Data Formatting and Cleaning

Naming variables

Variable names belong in the first row in your Excel spreadsheet. If using SPSS, variable names should be entered as headers in the Variable View tab in SPSS. Variable names should be brief yet descriptive. Variable names can contain capital letters (A ~ Z) or lowercase letters (a ~ z), and underscores ( _ ). Variable names cannot begin with a number.

Naming cases

The first column should consist of a participant identifier. Each case should have their own row. This is known as "wide" format.

Coding variables

Scale variables (e.g. score on a test) should already be numerical entries. For categorical variables (responses consisting of text), such as (gender, job title, etc.) assign a number for each response. For instance, nurses = 1, LPN = 2, technician = 3. If using Excel, keep track of your codes in a separate document, apart from the spreadsheet you plan to input into the statistical program. If using SPSS, codes can entered for each variable in the Values column in the Variable View tab.

Importing data

By default, Excel will save your file in a .xlsx format. You must save your cleaned data as a .csv (Comma delimited) file. From the menu, click File > Save As > then select CSV (Comma delimited) from the "save as type" drop-down menu.

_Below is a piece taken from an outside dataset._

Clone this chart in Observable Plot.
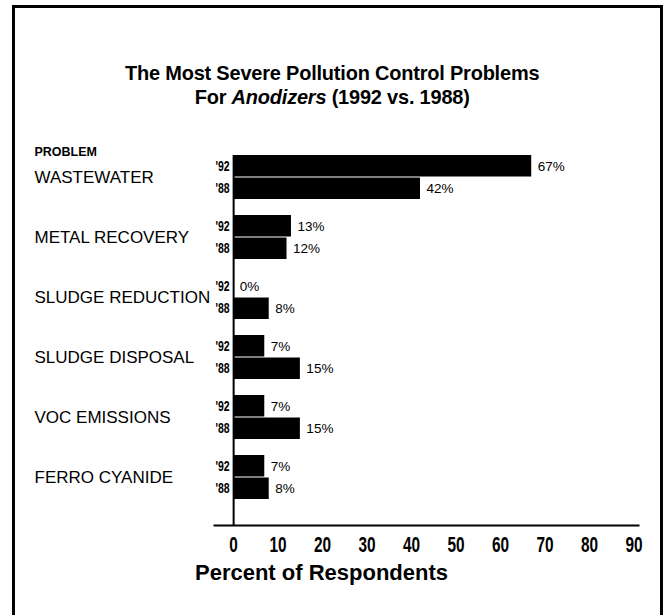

To input data from Excel into SPSS, click File > Open > Data. In the dialog box, navigate to the folder you saved the .csv file in, then click "Files of type" and choose either "CSV (*.csv)", "Text (*.txt, *.dat, *.csv, *.tab), or All Files (*.*) to display the .csv file you need. If the data has been formatted correctly according to the steps outlined here, you can simply click "Ok" to open your data. At this point, I'd suggest clicking "File > Save As > and save your newly imported file as a (*.sav), an SPSS data file. If you make changes to the data, save it as a new file with a different name, in case you make a mistake and need to revert to the original data.